L’Alto Commissario per i Rifugiati Filippo Grandi esorta i leader mondiali ad arginare le conseguenze umanitarie più devastanti della crisi climatica e a evitare un futuro catastrofico per milioni di persone costrette a lasciare le loro case.
“La COP27 deve fornire ai Paesi e alle comunità più esposti alla crisi climatica gli strumenti per prepararsi ai climi estremi, per adattarsi e minimizzare l’impatto dell’emergenza climatica” ha detto Grandi. “Non possiamo lasciare milioni di rifugiati e sfollati e le comunità che li ospitano ad affrontare da soli le conseguenze del cambiamento climatico.”
All’impatto degli choc climatici in tutto il mondo si uniscono i conflitti, la grave insicurezza alimentare, i prezzi in aumento e gli effetti della pandemia di COVID-19; ma coloro che sono meno responsabili della crisi climatica e meno in grado di adattarsi alle sue conseguenze ne subiscono gli effetti più gravi.
La conferenza sul clima dell’ONU di quest’anno avviene sullo sfondo di catastrofi climatiche, dalle alluvioni senza precedenti in Pakistan alla peggiore siccità degli ultimi decenni in tutto il Corno d’Africa.
In Somalia, sono circa un milione le persone costrette a fuggire a causa della siccità e della minaccia della carestia. In Mozambico, cicloni devastanti hanno colpito decine di migliaia di persone già sfollate a causa della violenza, mentre il Sud Sudan e il Sudan lottano per il quarto anno di seguito contro inondazioni senza precedenti. Più di 3,4 milioni di rifugiate e sfollati e le comunità che li ospitano affrontano le conseguenze delle recenti inondazioni catastrofiche in Nigeria, Chad, Camerun e nei paesi centrali del Sahel (Nigeria, Burkina Faso e Mali), una regione che già vive una delle peggiori crisi di migrazioni forzate del mondo.
Nell’Estremo Nord del Camerun è esplosa la violenza intercomunitaria tra allevatori, pescatori e agricoltori a causa delle scarse risorse idriche, poiché il Lago Chad e i suoi affluenti si sono prosciugati a causa della siccità. Negli ultimi mesi dello scorso anno più di 100 persone sono state uccise o ferite, e decine di migliaia hanno lasciato le loro case.

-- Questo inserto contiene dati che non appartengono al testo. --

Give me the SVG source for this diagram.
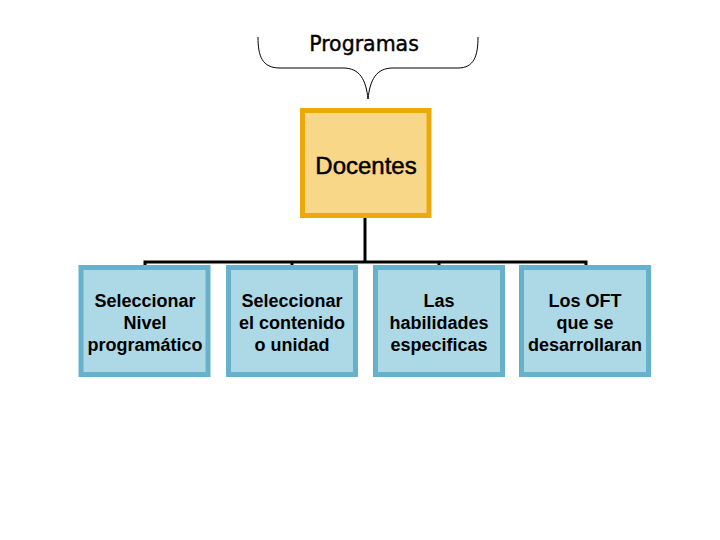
<svg xmlns="http://www.w3.org/2000/svg" width="720" height="540" viewBox="0 0 720 540">
<style>
.child rect{fill:#ADD8E6;stroke:#66B2CC;stroke-width:5}
.child text{font-family:"Liberation Sans",Arial,sans-serif;font-weight:bold;font-size:18px;fill:#000;text-anchor:middle}
.conn{stroke:#000;stroke-width:3;fill:none}
</style>
<rect width="720" height="540" fill="#fff"/>
<g id="programas">
<path d="M258,37 C258,56 262,68 280,68 L343,68 C360,68 366,80 368,99 C370,80 376,68 393,68 L458,68 C474,68 478,56 478,37" fill="none" stroke="#000" stroke-width="1"/>
<text x="364" y="51" font-family="'DejaVu Sans',Verdana,sans-serif" font-size="20.5" text-anchor="middle" fill="#000" stroke="#000" stroke-width="0.4">Programas</text>
</g>
<g id="connectors">
<path class="conn" d="M365,218 V262"/>
<path class="conn" d="M145,266 V262 H586 V266"/>
<path class="conn" d="M292,262 V266"/>
<path class="conn" d="M439,262 V266"/>
</g>
<g id="docentes">
<rect x="302.5" y="110.5" width="126.5" height="105" fill="#F8D888" stroke="#EBAA0A" stroke-width="5"/>
<text x="366" y="173.5" font-family="'Liberation Sans',Arial,sans-serif" font-size="24" text-anchor="middle" fill="#000" stroke="#000" stroke-width="0.5">Docentes</text>
</g>
<g id="n1" class="child">
<rect x="81" y="267.5" width="127" height="107"/>
<text x="145" y="306.5">Seleccionar</text>
<text x="145" y="328.5">Nivel</text>
<text x="145" y="350.5">programático</text>
</g>
<g id="n2" class="child">
<rect x="228.5" y="267.5" width="127" height="107"/>
<text x="292" y="306.5">Seleccionar</text>
<text x="292" y="328.5">el contenido</text>
<text x="292" y="350.5">o unidad</text>
</g>
<g id="n3" class="child">
<rect x="375.5" y="267.5" width="127" height="107"/>
<text x="439" y="306.5">Las</text>
<text x="439" y="328.5">habilidades</text>
<text x="439" y="350.5">especificas</text>
</g>
<g id="n4" class="child">
<rect x="521.5" y="267.5" width="127" height="107"/>
<text x="585" y="306.5">Los OFT</text>
<text x="585" y="328.5">que se</text>
<text x="585" y="350.5">desarrollaran</text>
</g>
</svg>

Nel frattempo, la siccità nel Dry Corridor (“corridoio arido”) dell’America Centrale ha costretto i contadini a fuggire nelle città vicine, dove sono esposti alla violenza delle gang di strada. E in altre parti della regione, come in Honduras, il cambiamento climatico è un’ulteriore causa di migrazioni forzate, con uragani sempre più forti e frequenti.
Oltre il 70% dei rifugiati e sfollati del mondo viene dai paesi più vulnerabili ai fenomeni del clima, come l’Afganistan, la Repubblica democratica del Congo, la Siria e lo Yemen. Per loro la posta in gioco è altissima, ma troppo spesso vengono esclusi dalle discussioni sulla crisi climatica.

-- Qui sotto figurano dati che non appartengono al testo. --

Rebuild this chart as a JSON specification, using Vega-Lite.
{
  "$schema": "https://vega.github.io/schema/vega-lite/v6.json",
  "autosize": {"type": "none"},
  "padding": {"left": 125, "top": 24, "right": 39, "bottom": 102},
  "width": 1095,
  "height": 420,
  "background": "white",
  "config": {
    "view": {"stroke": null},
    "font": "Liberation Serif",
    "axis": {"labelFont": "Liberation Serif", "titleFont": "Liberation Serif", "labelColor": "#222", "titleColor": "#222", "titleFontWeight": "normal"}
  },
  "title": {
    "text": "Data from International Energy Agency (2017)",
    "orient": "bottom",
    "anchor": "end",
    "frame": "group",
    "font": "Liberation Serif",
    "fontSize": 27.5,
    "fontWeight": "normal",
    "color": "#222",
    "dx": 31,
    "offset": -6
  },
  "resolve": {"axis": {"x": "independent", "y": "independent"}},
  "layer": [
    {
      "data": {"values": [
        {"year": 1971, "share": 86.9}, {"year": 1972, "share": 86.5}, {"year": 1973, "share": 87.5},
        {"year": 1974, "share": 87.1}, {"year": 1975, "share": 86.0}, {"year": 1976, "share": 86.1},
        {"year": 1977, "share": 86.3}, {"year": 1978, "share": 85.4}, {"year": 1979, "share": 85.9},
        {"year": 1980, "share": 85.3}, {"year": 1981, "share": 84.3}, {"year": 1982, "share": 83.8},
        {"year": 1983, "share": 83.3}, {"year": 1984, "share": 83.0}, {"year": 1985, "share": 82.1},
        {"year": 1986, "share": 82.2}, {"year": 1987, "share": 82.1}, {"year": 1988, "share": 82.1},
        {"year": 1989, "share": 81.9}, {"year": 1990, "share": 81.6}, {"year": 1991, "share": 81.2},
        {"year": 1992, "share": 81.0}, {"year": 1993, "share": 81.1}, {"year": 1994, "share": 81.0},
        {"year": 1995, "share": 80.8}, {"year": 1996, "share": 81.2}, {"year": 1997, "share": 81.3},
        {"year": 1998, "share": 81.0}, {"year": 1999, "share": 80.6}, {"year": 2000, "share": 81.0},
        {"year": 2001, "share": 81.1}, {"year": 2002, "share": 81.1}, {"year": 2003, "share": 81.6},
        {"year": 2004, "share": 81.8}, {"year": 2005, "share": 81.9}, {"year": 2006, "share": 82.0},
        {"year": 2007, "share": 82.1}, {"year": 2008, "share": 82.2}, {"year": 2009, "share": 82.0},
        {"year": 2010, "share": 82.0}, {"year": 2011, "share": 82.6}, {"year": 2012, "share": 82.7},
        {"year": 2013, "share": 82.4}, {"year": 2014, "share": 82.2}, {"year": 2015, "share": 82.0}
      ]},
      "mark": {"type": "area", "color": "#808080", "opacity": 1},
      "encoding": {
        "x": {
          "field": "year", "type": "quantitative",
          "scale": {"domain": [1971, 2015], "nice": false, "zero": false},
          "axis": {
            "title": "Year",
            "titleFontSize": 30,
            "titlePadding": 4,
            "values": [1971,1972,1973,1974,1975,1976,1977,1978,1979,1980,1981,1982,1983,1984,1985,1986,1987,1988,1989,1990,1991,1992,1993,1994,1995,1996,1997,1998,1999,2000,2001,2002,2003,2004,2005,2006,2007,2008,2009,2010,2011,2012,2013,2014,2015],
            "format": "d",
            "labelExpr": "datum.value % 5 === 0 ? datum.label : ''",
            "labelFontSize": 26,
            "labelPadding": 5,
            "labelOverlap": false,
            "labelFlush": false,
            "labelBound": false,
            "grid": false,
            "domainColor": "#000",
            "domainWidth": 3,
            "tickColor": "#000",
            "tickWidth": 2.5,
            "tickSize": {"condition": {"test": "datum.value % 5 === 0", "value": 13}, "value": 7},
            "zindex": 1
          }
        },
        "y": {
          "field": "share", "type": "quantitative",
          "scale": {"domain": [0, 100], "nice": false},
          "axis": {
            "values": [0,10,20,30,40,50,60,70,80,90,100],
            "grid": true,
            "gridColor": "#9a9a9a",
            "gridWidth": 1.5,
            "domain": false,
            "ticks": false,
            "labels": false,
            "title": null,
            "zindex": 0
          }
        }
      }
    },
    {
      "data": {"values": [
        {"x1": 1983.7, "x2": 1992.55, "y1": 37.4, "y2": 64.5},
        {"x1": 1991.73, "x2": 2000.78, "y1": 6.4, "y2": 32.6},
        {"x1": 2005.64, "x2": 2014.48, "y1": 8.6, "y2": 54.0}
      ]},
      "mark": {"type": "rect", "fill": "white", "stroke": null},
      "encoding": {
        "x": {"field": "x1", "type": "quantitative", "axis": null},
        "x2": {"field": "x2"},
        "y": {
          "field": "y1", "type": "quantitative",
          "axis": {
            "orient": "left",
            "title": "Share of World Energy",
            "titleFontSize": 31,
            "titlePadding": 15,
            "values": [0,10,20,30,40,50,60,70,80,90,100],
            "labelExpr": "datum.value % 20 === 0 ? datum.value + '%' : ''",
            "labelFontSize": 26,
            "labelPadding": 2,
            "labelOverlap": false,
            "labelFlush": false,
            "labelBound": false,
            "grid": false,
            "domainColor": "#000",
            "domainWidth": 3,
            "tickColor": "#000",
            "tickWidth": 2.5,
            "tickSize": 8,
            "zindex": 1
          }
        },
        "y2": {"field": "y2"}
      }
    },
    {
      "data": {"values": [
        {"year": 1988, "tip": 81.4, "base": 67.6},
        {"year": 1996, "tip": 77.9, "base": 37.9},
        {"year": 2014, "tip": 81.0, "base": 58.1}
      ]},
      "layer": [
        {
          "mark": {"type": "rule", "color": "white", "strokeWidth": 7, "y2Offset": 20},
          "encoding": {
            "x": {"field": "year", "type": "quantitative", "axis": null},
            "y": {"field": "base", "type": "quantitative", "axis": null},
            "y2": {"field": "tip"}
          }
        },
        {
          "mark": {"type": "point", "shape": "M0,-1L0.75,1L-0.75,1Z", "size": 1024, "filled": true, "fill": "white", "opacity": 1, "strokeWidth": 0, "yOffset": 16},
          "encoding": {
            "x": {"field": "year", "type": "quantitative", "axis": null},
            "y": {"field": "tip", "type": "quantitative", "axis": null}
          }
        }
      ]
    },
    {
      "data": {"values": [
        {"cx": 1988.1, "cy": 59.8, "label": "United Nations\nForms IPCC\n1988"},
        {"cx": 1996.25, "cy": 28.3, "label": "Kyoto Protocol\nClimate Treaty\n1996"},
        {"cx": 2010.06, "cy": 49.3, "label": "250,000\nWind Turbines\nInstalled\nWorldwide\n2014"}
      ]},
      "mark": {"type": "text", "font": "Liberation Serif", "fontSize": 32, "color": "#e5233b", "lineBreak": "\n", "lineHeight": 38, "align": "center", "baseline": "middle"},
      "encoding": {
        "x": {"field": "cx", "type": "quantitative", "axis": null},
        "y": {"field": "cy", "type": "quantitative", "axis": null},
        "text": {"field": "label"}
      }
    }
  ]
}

Solo un’azione decisa e un massiccio aumento dei finanziamenti per la mitigazione dell’adattamento al clima possono alleviare le conseguenze umanitarie, presenti e future, della crisi climatica per le popolazioni sfollate e le comunità ospitanti. Gli investimenti devono essere collaborativi, inclusivi e cercare soluzioni per i più vulnerabili. I leader mondiali devono guardare a un’azione incisiva, duratura e integrata che coinvolga le comunità locali, i governi e i partner già impegnati nella lotta agli eventi climatici estremi. In alcuni contesti l’adattamento non sarà sufficiente e occorreranno altre risorse finanziarie per l’inevitabile “loss and damage”, di cui un esempio eclatante è la fuga dalle proprie case.
I timori e le soluzioni per le persone rifugiate e sfollate devono trovare posto non solo nei dibattiti come alla COP 27, ma devono ricevere un sostegno molto maggiore negli “hotspot” climatici.